Contra lo que pudiera esperarse, salió absuelto. Vendrían luego otros, con peor
fortuna. La revista –“una soberbia enciclopedia del periodismo”, “una de las
cumbres de la literatura alemana del siglo XX”– dejó de publicarse en 1933,
como no podía ser de otra manera.
El autor de
esta ágil crónica, de familia alemana y española, es un profesor universitario,
autor de numerosas publicaciones académicas, que se declara “cansado de las
notas a pie de página”. Por eso prescinde de ellas en este libro, que cuenta
sin embargo con una bibliografía final, a la que convendría hacer algunas precisiones.

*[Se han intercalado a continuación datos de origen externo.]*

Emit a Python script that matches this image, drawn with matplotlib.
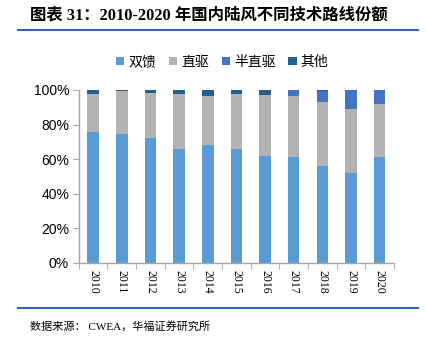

Tal como está, parece más un prescindible pegote que una herramienta útil. Casi
todas sus entradas están en alemán, algo comprensible si se tiene en cuenta que
buena parte de la bibliografía utilizada no ha sido traducida al español. Pero
¿qué sentido tiene no referirse a las ediciones en español de autores como Elías
Canetti, Joseph Roth o Stefan Zweig? Por otra parte, basta una hojeada para
darse cuenta de que el rigor no es excesivo. Continuamente se cita, como no
podía ser de otra manera, el diario de Joseph Goebbels, pero la única entrada
suya que aparece en la bibliografía está fechada en 1934 (el diario apareció
póstumamente). Hay más descuidos. En la página 200, se nos indica que Manuel
Chaves Nogales, en un artículo de Ahora titulado
“La fauna berlinesa” dio cuenta de su visita al Romanisches Café, pero no se
indica la fecha de ese artículo ni el nombre de Chaves Nogales aparece en la
bibliografía. Y conviene manejar con cautela un libro que firma Fernando
Savater, Las ciudades y los escritores, pero
que, como otros suyos, no es más que la
transcripción de los guiones de un programa televisivo, en su mayor parte no
escritos por él ni parece que revisados por nadie.
El rigor en
el uso de las citas y la referencia a las fuentes no es solo propio de las
publicaciones académicas, sino característica del buen periodismo. El café sobre el volcán, a pesar de
estos reparos, lo es: buen periodismo y excelente literatura.